100辞書・辞典一括検索

JLogos

15

宇都宮県立自然公園
【うつのみやけんりつしぜんこうえん】


宇都宮市の北西部にある県立自然公園。大谷町付近の丘陵地帯およびこれに接続する多気山(377m)・古賀志山(583m)を含む山地・丘陵の連続する地域。昭和35年3月指定。面積1,880ha。比較的小規模であるが市街地近郊で特有の山地景観を示しハイキングに好適で,社寺を中心とする文化財や大谷石石材業など多くの見学地点を持っている。今市市との境界に近い古賀志山は古生層頁岩よりなり,風化浸食された鋸歯状に連続するやせ尾根は岩場登りの練習に好適で,登山道をたどれば尾根続きで多気山から鞍掛山に達する快適なハイキングコースが楽しめる。多気山は山頂に中世の山城跡があり,現在,山腹の真言宗智山派に属する寺には寄木造りの手法で平安後期の作といわれる多気不動尊を祀る。大谷町は石材採掘と加工で知られ,緑色凝灰岩類に属する大谷石の産地で,耐震・耐火性が強く加工しやすいので古くから利用され,最近は石材採掘跡に大谷資料館も開館され見学も便利となっている。
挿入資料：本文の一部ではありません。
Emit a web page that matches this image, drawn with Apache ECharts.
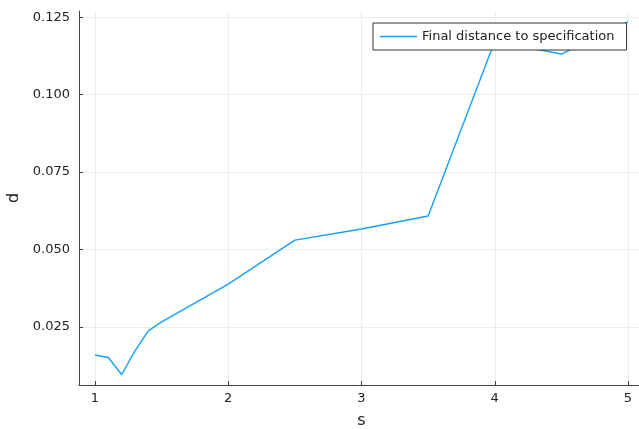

大谷寺は大谷観音ともいわれ,坂東19番の札所として参詣者が多く,ここには弘仁年間の作といわれる本尊の千手観音と釈迦三尊,薬師三尊,阿弥陀三尊が磨崖仏として大谷石の石面に浮き彫りにされている。大谷寺前の岩山を彫った平和観音もある。県都に位置し市民の憩いの場として訪れる市民が多い。